For private driveways, annual inspections after freeze-thaw or heavy rain events can prevent small defects from becoming structural repairs.
10) Common Estimation Mistakes to Avoid
Ignoring compaction: Ordering only compacted volume often leads to shortages
Using generic density blindly: Ask your supplier for local density range
Forgetting overage: Irregular edges and grade adjustments consume material
Not converting units correctly: Inches vs feet and cm vs meters errors are common
No allowance for weak spots: Real-world subgrade variability affects depth demand
The calculator above helps avoid these mistakes by making each assumption explicit and adjustable.
11) Frequently Asked Questions
How much recycled asphalt do I need for a standard two-car driveway?
Many two-car driveways range from about 600 to 900 square feet. At 3 inches compacted depth, planning often falls around 10 to 18 tons depending on compaction, density, and overage. Use exact dimensions for a precise number.

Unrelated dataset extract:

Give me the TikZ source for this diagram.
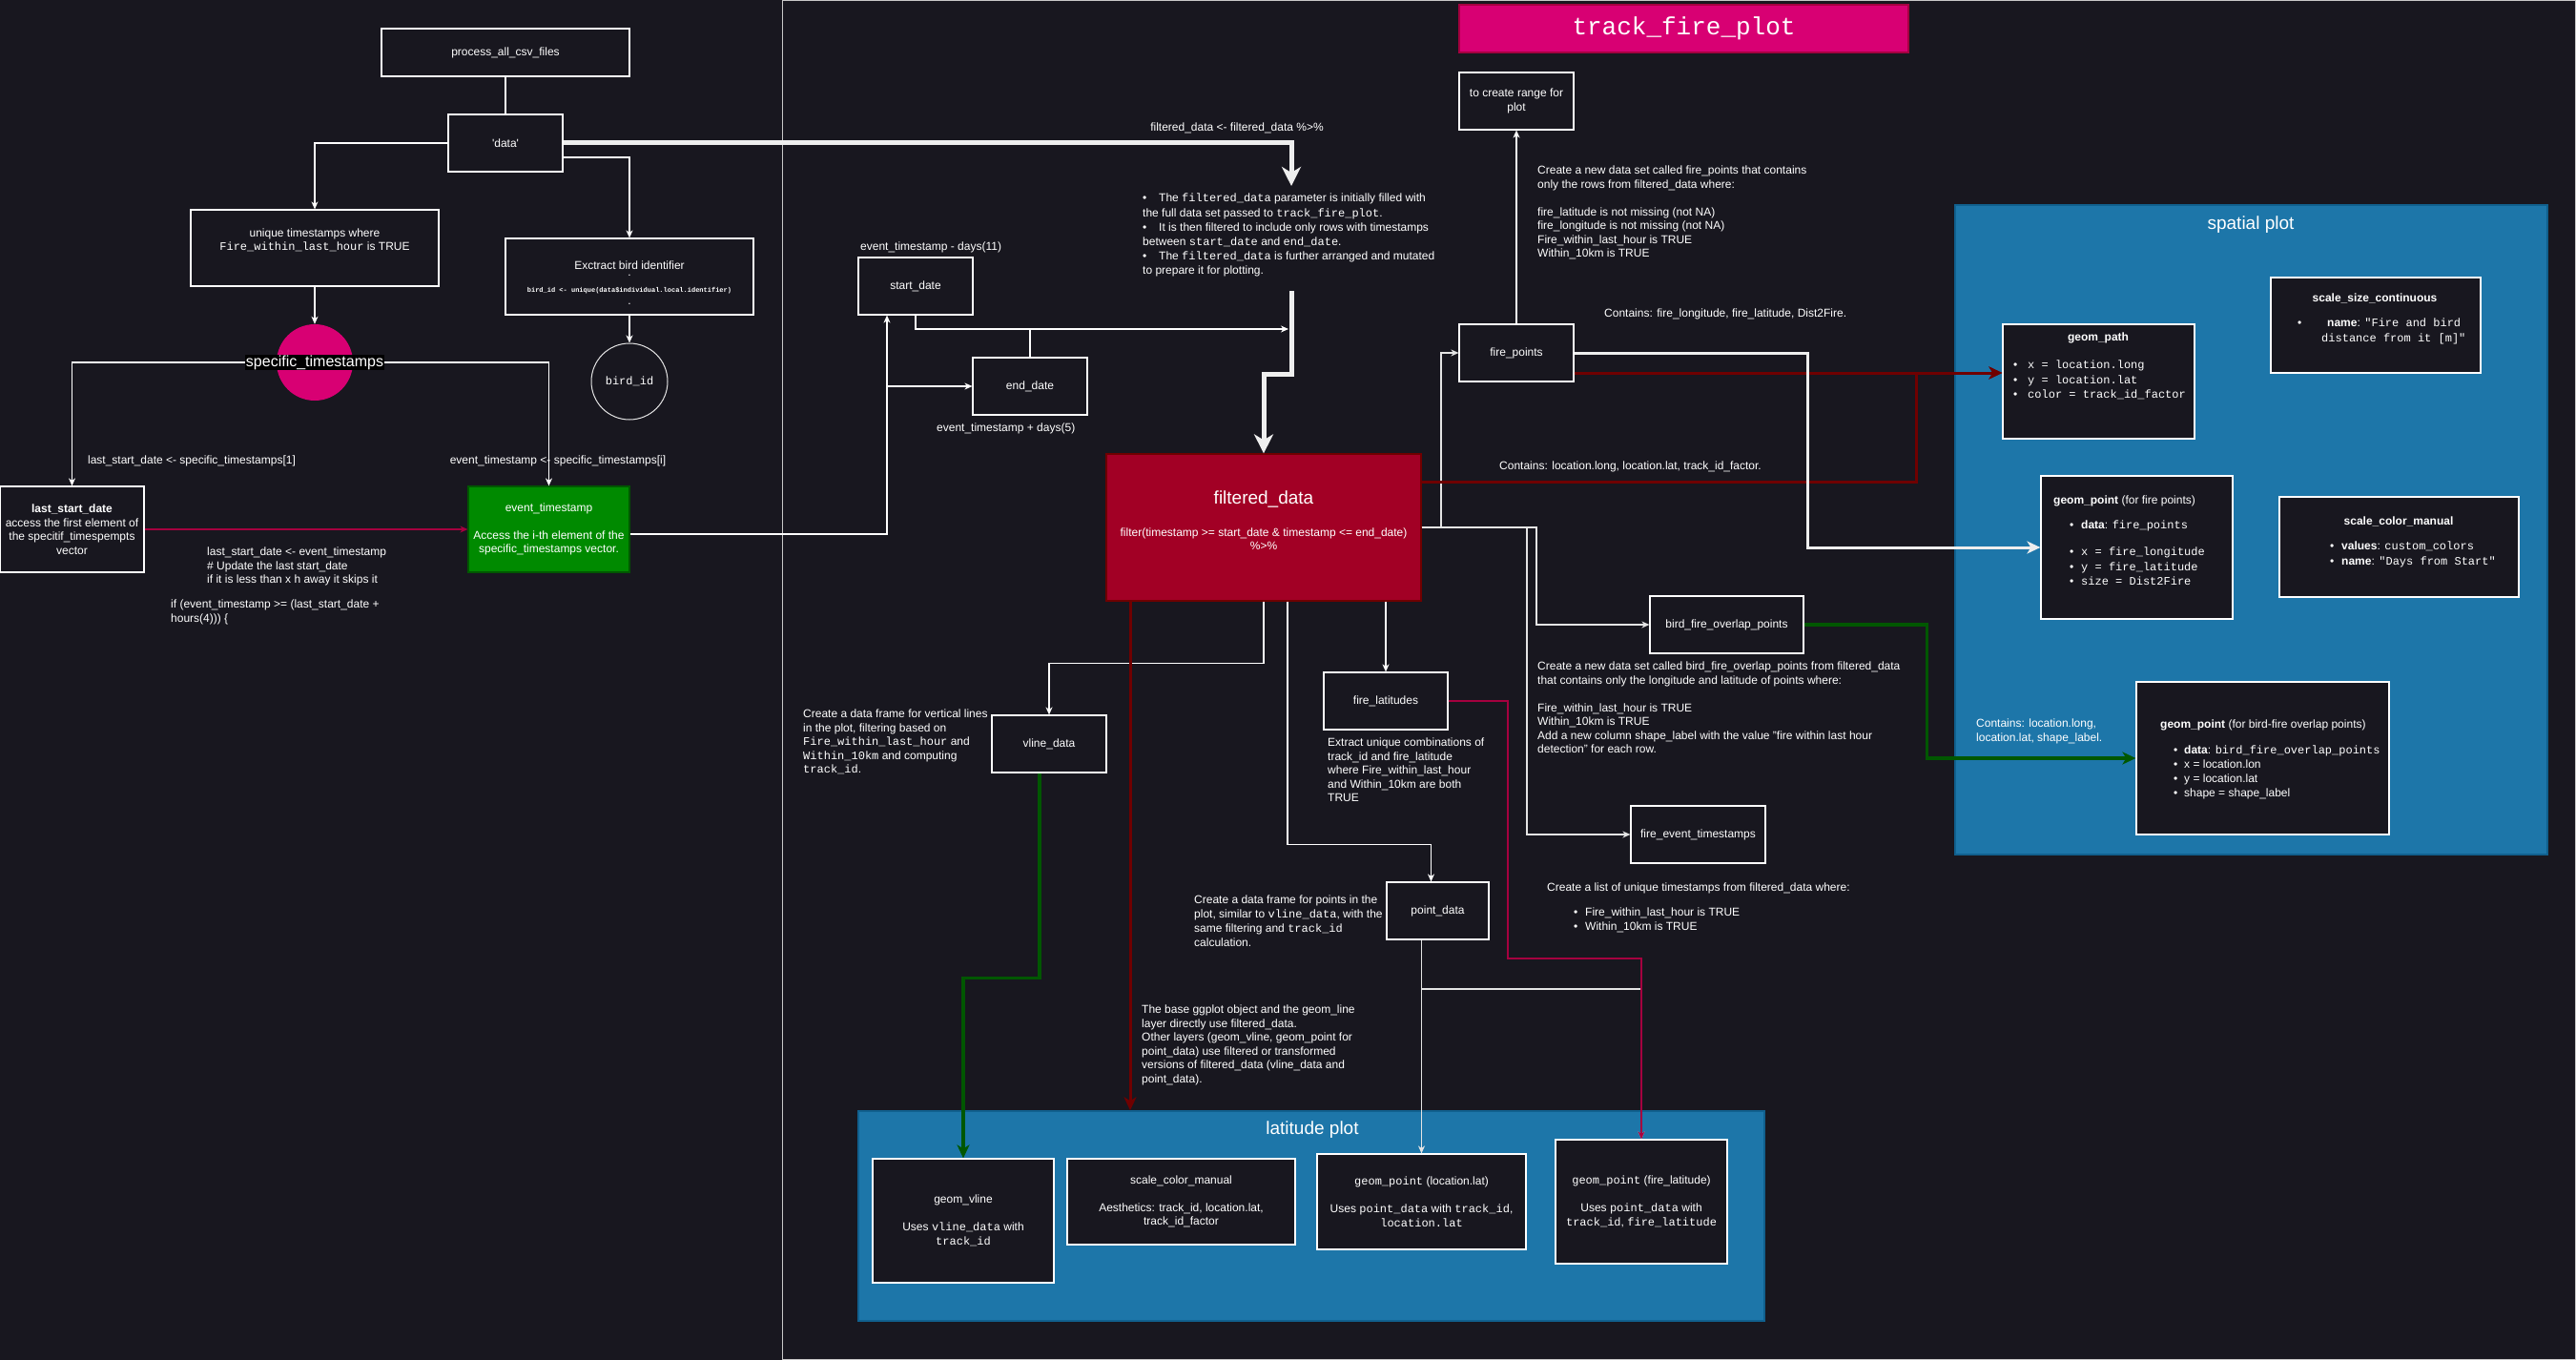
\documentclass[tikz,border=0pt]{standalone}
\usepackage{fontspec}
\setmainfont{Liberation Sans}
\setmonofont{Liberation Mono}
\usetikzlibrary{arrows.meta,shapes.geometric}
\definecolor{bg}{HTML}{18171F}
\definecolor{framec}{HTML}{C8C8C8}
\definecolor{pinkc}{HTML}{D80073}
\definecolor{pinkd}{HTML}{A50040}
\definecolor{greenbox}{HTML}{008A00}
\definecolor{greenln}{HTML}{005700}
\definecolor{crim}{HTML}{A20025}
\definecolor{darkred}{HTML}{6F0000}
\definecolor{crimln}{HTML}{A5003F}
\definecolor{bluec}{HTML}{1D76A9}
\definecolor{blued}{HTML}{10608E}
\definecolor{lgray}{HTML}{E4E4E4}
\definecolor{thickw}{HTML}{EEEEEE}
\newcommand\fsz[2]{\fontsize{#1}{#2}\selectfont}
\newcommand\mono[1]{\texttt{#1}}
\newcommand\bul[1]{\makebox[#1][l]{\textbullet}}
\tikzset{
  nbox/.style={draw=white, line width=1.2pt, fill=bg, inner sep=0pt, text=white,
    align=center, font=\fsz{12}{14.5}},
  txt/.style={text=white, inner sep=0pt, align=left, font=\fsz{12}{14.5}},
  ctxt/.style={txt, align=center},
  wire/.style={draw=white, line width=1.2pt},
  arrs/.style={-{Stealth[length=8pt,width=7pt,inset=2.5pt]}},
  arrm/.style={-{Stealth[length=14pt,width=13pt,inset=4pt]}},
  arrl/.style={-{Stealth[length=20pt,width=20pt,inset=6pt]}},
  cont/.style={draw=blued, line width=1.5pt, fill=bluec, inner sep=0pt},
}
\begin{document}
\begin{tikzpicture}[x=1pt, y=-1pt]
\fill[bg] (0,0) rectangle (2701,1426);
\useasboundingbox (0,0) rectangle (2701,1426);

% outline of the track_fire_plot function
\draw[framec, line width=1.5pt] (820.5,0.75) rectangle (2700.25,1425.25);

% ---------- data preparation (left) ----------
\node[nbox, minimum width=260pt, minimum height=50pt] (proc) at (530,55) {process\_all\_csv\_files};
\node[nbox, minimum width=120pt, minimum height=60pt] (data) at (530,150) {\textquotesingle data\textquotesingle};
\node[nbox, minimum width=260pt, minimum height=80pt] (uniq) at (330,260) {};
\node[ctxt] (uniqt) at (330,252) {unique timestamps where\\\mono{Fire\_within\_last\_hour} is TRUE};
\node[nbox, minimum width=260pt, minimum height=80pt] (extr) at (660,290) {};
\node[ctxt] (extrt) at (660,278) {Exctract bird identifier};
\node[ctxt] (extrd1) at (660,289) {.};
\node[ctxt, font=\fsz{7}{8}\ttfamily\bfseries] (extrc) at (660,305) {bird\_id <- unique(data\$individual.local.identifier)};
\node[ctxt] (extrd2) at (660,319) {.};
\node[draw=lgray, line width=1pt, fill=bg, circle, minimum size=80pt, inner sep=0pt, text=white, font=\fsz{12}{14}\ttfamily] (bird) at (660,400) {bird\_id};
\node[circle, fill=pinkc, minimum size=80pt, inner sep=0pt] (spec) at (330,380) {};

\node[nbox, minimum width=151pt, minimum height=90pt] (lsd) at (75.5,555)
  {\textbf{last\_start\_date}\\access the first element of\\the specitif\_timespempts\\vector};
\node[nbox, fill=greenbox, draw=greenln, minimum width=169pt, minimum height=90pt] (evt) at (575.5,555)
  {event\_timestamp\\[14.5pt]Access the i-th element of the\\specific\_timestamps vector.};

\node[ctxt] (lbl1) at (201,483) {last\_start\_date <- specific\_timestamps[1]};
\node[ctxt] (lbl2) at (585,483) {event\_timestamp <- specific\_timestamps[i]};
\node[txt, anchor=north west] (upd) at (217,574) {last\_start\_date <- event\_timestamp\\\# Update the last start\_date\\if it is less than x h away it skips it};
\node[txt, anchor=north west] (cond) at (179,629) {if (event\_timestamp >= (last\_start\_date +\\hours(4))) \{};

% ---------- date window ----------
\node[nbox, minimum width=120pt, minimum height=60pt] (sd) at (960,300) {start\_date};
\node[nbox, minimum width=120pt, minimum height=60pt] (ed) at (1080,405) {end\_date};
\node[txt, anchor=west] (sdl) at (902,259) {event\_timestamp - days(11)};
\node[txt, anchor=west] (edl) at (982,449) {event\_timestamp + days(5)};

% ---------- track_fire_plot ----------
\node[fill=pinkc, draw=pinkd, line width=1.2pt, minimum width=471pt, minimum height=50pt, inner sep=0pt,
  text=white, font=\fsz{26}{30}\ttfamily] (hdr) at (1765.5,30) {track\_fire\_plot};
\node[ctxt] (fdl) at (1297,134) {filtered\_data <- filtered\_data \%>\%};
\node[txt, anchor=north west, font=\fsz{12}{15.2}] (notes) at (1198,203)
  {\bul{17pt}The \mono{filtered\_data} parameter is initially filled with\\
   the full data set passed to \mono{track\_fire\_plot}.\\
   \bul{17pt}It is then filtered to include only rows with timestamps\\
   between \mono{start\_date} and \mono{end\_date}.\\
   \bul{17pt}The \mono{filtered\_data} is further arranged and mutated\\
   to prepare it for plotting.};
\coordinate (nin) at (1354,195);
\coordinate (nout) at (1354,305);
\coordinate (jS) at (1351,345);
\coordinate (jE) at (930,405);

\node[nbox, fill=crim, draw=darkred, minimum width=330pt, minimum height=154pt] (filt) at (1325,553) {};
\node[ctxt, font=\fsz{19}{22}] (filtt) at (1325,523) {filtered\_data};
\node[ctxt] (filtc) at (1325,565) {filter(timestamp >= start\_date \& timestamp <= end\_date)\\\%>\%};

\node[nbox, minimum width=120pt, minimum height=60pt] (rng) at (1590,106) {to create range for\\plot};
\node[nbox, minimum width=120pt, minimum height=60pt] (fp) at (1590,370) {fire\_points};
\node[txt, anchor=north west] (fpd) at (1612,174)
  {Create a new data set called fire\_points that contains\\only the rows from filtered\_data where:\\[14.5pt]
   fire\_latitude is not missing (not NA)\\fire\_longitude is not missing (not NA)\\
   Fire\_within\_last\_hour is TRUE\\Within\_10km is TRUE};
\node[txt, anchor=west] (fpc) at (1682,329) {Contains: fire\_longitude, fire\_latitude, Dist2Fire.};
\node[txt, anchor=west] (fdc) at (1572,489) {Contains: location.long, location.lat, track\_id\_factor.};

\node[nbox, minimum width=161pt, minimum height=60pt] (bfo) at (1810.5,655) {bird\_fire\_overlap\_points};
\node[txt, anchor=north west] (bfod) at (1612,694)
  {Create a new data set called bird\_fire\_overlap\_points from filtered\_data\\
   that contains only the longitude and latitude of points where:\\[14.5pt]
   Fire\_within\_last\_hour is TRUE\\Within\_10km is TRUE\\
   Add a new column shape\_label with the value "fire within last hour\\detection" for each row.};
\node[nbox, minimum width=141pt, minimum height=60pt] (fet) at (1780.5,875) {fire\_event\_timestamps};
\node[txt, anchor=north west] (fetd) at (1622,926) {Create a list of unique timestamps from filtered\_data where:};
\node[txt, anchor=north west, font=\fsz{12}{15}] (fetb) at (1650,952) {\bul{12pt}Fire\_within\_last\_hour is TRUE\\\bul{12pt}Within\_10km is TRUE};

\node[nbox, minimum width=120pt, minimum height=60pt] (vl) at (1100,780) {vline\_data};
\node[txt, anchor=north west] (vld) at (842,744)
  {Create a data frame for vertical lines\\in the plot, filtering based on\\
   \mono{Fire\_within\_last\_hour} and\\\mono{Within\_10km} and computing\\\mono{track\_id}.};
\node[nbox, minimum width=130pt, minimum height=60pt] (flat) at (1453,735) {fire\_latitudes};
\node[txt, anchor=north west] (flatd) at (1392,774)
  {Extract unique combinations of\\track\_id and fire\_latitude\\where Fire\_within\_last\_hour\\and Within\_10km are both\\TRUE};
\node[nbox, minimum width=107pt, minimum height=60pt] (pd) at (1507.5,955) {point\_data};
\node[txt, anchor=north west, font=\fsz{12}{15}] (pdd) at (1252,939)
  {Create a data frame for points in the\\plot, similar to \mono{vline\_data}, with the\\
   same filtering and \mono{track\_id}\\calculation.};
\node[txt, anchor=north west] (ggd) at (1197,1054)
  {The base ggplot object and the geom\_line\\layer directly use filtered\_data.\\
   Other layers (geom\_vline, geom\_point for\\point\_data) use filtered or transformed\\
   versions of filtered\_data (vline\_data and\\point\_data).};

% ---------- spatial plot ----------
\node[cont, minimum width=621pt, minimum height=681pt] (spc) at (2360.5,555.5) {};
\node[ctxt, font=\fsz{19}{22}] (spct) at (2360,236) {spatial plot};
\node[nbox, minimum width=201pt, minimum height=120pt] (gpath) at (2200.5,400) {};
\node[ctxt, font=\fsz{12}{14.5}\bfseries] (gpatht) at (2200,354) {geom\_path};
\node[txt, anchor=north west, font=\fsz{12}{15.5}] (gpathb) at (2111,378)
  {\bul{15pt}\mono{x = location.long}\\\bul{15pt}\mono{y = location.lat}\\\bul{15pt}\mono{color = track\_id\_factor}};
\node[nbox, minimum width=220pt, minimum height=100pt] (ssc) at (2491,341) {};
\node[ctxt, font=\fsz{12}{14.5}\bfseries] (ssct) at (2490,313) {scale\_size\_continuous};
\node[txt, anchor=north west, font=\fsz{12}{16}] (sscb) at (2409,334)
  {\bul{31pt}\textbf{name}: \mono{"Fire and bird}\\\hspace*{25pt}\mono{distance from it [m]"}};
\node[nbox, minimum width=201pt, minimum height=150pt] (gpfire) at (2240.5,574) {};
\node[txt, anchor=north west] (gpfiret) at (2153,520) {\textbf{geom\_point} (for fire points)};
\node[txt, anchor=north west] (gpfireb1) at (2170,546) {\bul{12pt}\textbf{data}: \mono{fire\_points}};
\node[txt, anchor=north west, font=\fsz{12}{15.5}] (gpfireb2) at (2170,574)
  {\bul{12pt}\mono{x = fire\_longitude}\\\bul{12pt}\mono{y = fire\_latitude}\\\bul{12pt}\mono{size = Dist2Fire}};
\node[nbox, minimum width=251pt, minimum height=105pt] (scm1) at (2515.5,573.5) {};
\node[ctxt, font=\fsz{12}{14.5}\bfseries] (scm1t) at (2515,547) {scale\_color\_manual};
\node[txt, anchor=north west, font=\fsz{12}{16}] (scm1b) at (2443,568)
  {\bul{12pt}\textbf{values}: \mono{custom\_colors}\\\bul{12pt}\textbf{name}: \mono{"Days from Start"}};
\node[nbox, minimum width=265pt, minimum height=160pt] (gpover) at (2372.5,795) {};
\node[txt, anchor=north west] (gpovert) at (2265,755) {\textbf{geom\_point} (for bird-fire overlap points)};
\node[txt, anchor=north west, font=\fsz{12}{14.7}] (gpoverb) at (2279,782)
  {\bul{11pt}\textbf{data}: \mono{bird\_fire\_overlap\_points}\\\bul{11pt}x = location.lon\\
   \bul{11pt}y = location.lat\\\bul{11pt}shape = shape\_label};
\node[txt, anchor=north west] (bfoc) at (2072,754) {Contains: location.long,\\location.lat, shape\_label.};

% ---------- latitude plot ----------
\node[cont, minimum width=950pt, minimum height=220pt] (latc) at (1375,1275) {};
\node[ctxt, font=\fsz{19}{22}] (latt) at (1376,1185) {latitude plot};
\node[nbox, minimum width=190pt, minimum height=130pt] (gvl) at (1010,1280)
  {geom\_vline\\[14.5pt]Uses \mono{vline\_data} with\\\mono{track\_id}};
\node[nbox, minimum width=239pt, minimum height=90pt] (scm2) at (1238.5,1260)
  {scale\_color\_manual\\[14.5pt]Aesthetics: track\_id, location.lat,\\track\_id\_factor};
\node[nbox, minimum width=219pt, minimum height=100pt] (gploc) at (1490.5,1260)
  {\mono{geom\_point} (location.lat)\\[14.5pt]Uses \mono{point\_data} with \mono{track\_id},\\\mono{location.lat}};
\node[nbox, minimum width=180pt, minimum height=130pt] (gpf) at (1721,1260)
  {\mono{geom\_point} (fire\_latitude)\\[14.5pt]Uses \mono{point\_data} with\\\mono{track\_id}, \mono{fire\_latitude}};
\coordinate (flatk) at (1581,1005);

% ---------- connectors ----------
\draw[wire] (proc.south) -- (data.north);
\draw[wire, arrs] (data.west) -| (uniq.north);
\draw[wire, arrs] ([yshift=-15pt]data.east) -| (extr.north);
\draw[wire, arrs] (extr.south) -- (bird.north);
\draw[wire, arrs] (uniq.south) -- (spec.north);
\draw[wire, arrs] (spec.west) -| (lsd.north);
\draw[wire, arrs] (spec.east) -| (evt.north);
\draw[crimln, line width=1.5pt, arrs] (lsd.east) -- (evt.west);
\draw[wire, arrs] ([yshift=-5pt]evt.east) -| ([xshift=-30pt]sd.south);
\draw[wire, arrs] (jE) -- (ed.west);
\draw[wire, arrs] (sd.south) |- (jS);
\draw[wire] (ed.north) -- (ed.north |- jS);
\draw[thickw, line width=5pt, arrl] (data.east) -| (nin);
\draw[thickw, line width=5pt, arrl] (nout) -- ++(0,87) -| (filt.north);

\draw[wire, arrs] (fp.north) -- (rng.south);
\draw[lgray, line width=1.8pt, arrs] (filt.east) -- ++(20,0) |- (fp.west);
\draw[lgray, line width=1.8pt, arrs] (filt.east) -- ++(120,0) |- (bfo.west);
\draw[lgray, line width=1.8pt, arrs] (filt.east) -- ++(110,0) |- (fet.west);
\draw[darkred, line width=3pt, arrm] ([yshift=48pt]filt.east) -| ([xshift=-90pt,yshift=9pt]gpath.west) -- ([yshift=9pt]gpath.west);
\draw[darkred, line width=3pt, arrm] ([yshift=-21pt]fp.east) -- ([yshift=9pt]gpath.west);
\draw[thickw, line width=3pt, arrm] (fp.east) -- ++(245,0) |- (gpfire.west);
\draw[greenln, line width=3.5pt, arrm] (bfo.east) -- ++(129,0) |- (gpover.west);

\draw[wire, arrs] (filt.south) -- ++(0,65) -| (vl.north);
\draw[wire, arrs] (flat.north |- filt.south) -- (flat.north);
\draw[wire, arrs] ([xshift=25pt]filt.south) -- ++(0,255) -| ([xshift=-7pt]pd.north);
\draw[darkred, line width=3pt, arrm] ([xshift=-140pt]filt.south) -- ([xshift=-140pt]filt.south |- latc.north);
\draw[greenln, line width=3.5pt, arrm] ([xshift=-10pt]vl.south) -- ++(0,215) -| (gvl.north);
\draw[lgray, line width=1.8pt, arrs] (gploc.north |- pd.south) -- (gploc.north);
\draw[lgray, line width=1.8pt, arrs] (gploc.north |- pd.south) -- ++(0,51) -| (gpf.north);
\draw[crimln, line width=2.2pt, arrs] (flat.east) -| (flatk) -| (gpf.north);

% label of the specific_timestamps circle, on top of its connectors
\node[fill=black, text=white, inner sep=1pt, font=\fsz{16}{18}] (specl) at (330,380) {specific\_timestamps};
\end{tikzpicture}
\end{document}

What density should I use if I do not have supplier data?
A common planning value is 1.4 tons per cubic yard (or about 1.65 tonnes per cubic meter). Adjust based on local material characteristics and trial placement feedback.
Should I include waste or overage in my order?
Yes. Most projects benefit from 5–12% overage. Irregular boundaries, soft areas, and grade tuning can increase material usage beyond theoretical volume.
Can recycled asphalt be used as a final surface?
Yes, for many low- to moderate-traffic applications it is used as the final running surface. Performance depends on installation quality, compaction, and drainage.
How thick should recycled asphalt be for heavy vehicles?
For heavier traffic, projects often move toward 4–6 inches compacted or more with stronger base preparation. A local contractor or engineer can confirm thickness for your soil and load conditions.
Is recycled asphalt cheaper than new asphalt?
Material cost is usually lower, sometimes substantially. However, installed cost also includes hauling, prep, compaction, and drainage work. Compare full project scope, not only material rate.
Final Takeaway
A reliable recycled asphalt estimate depends on more than length, width, and depth. By including realistic density, compaction, and overage assumptions, you get a far more actionable order target and a better chance of completing your project on budget and on schedule. Use the calculator above, validate assumptions with your supplier, and plan your delivery and compaction strategy before the first load arrives.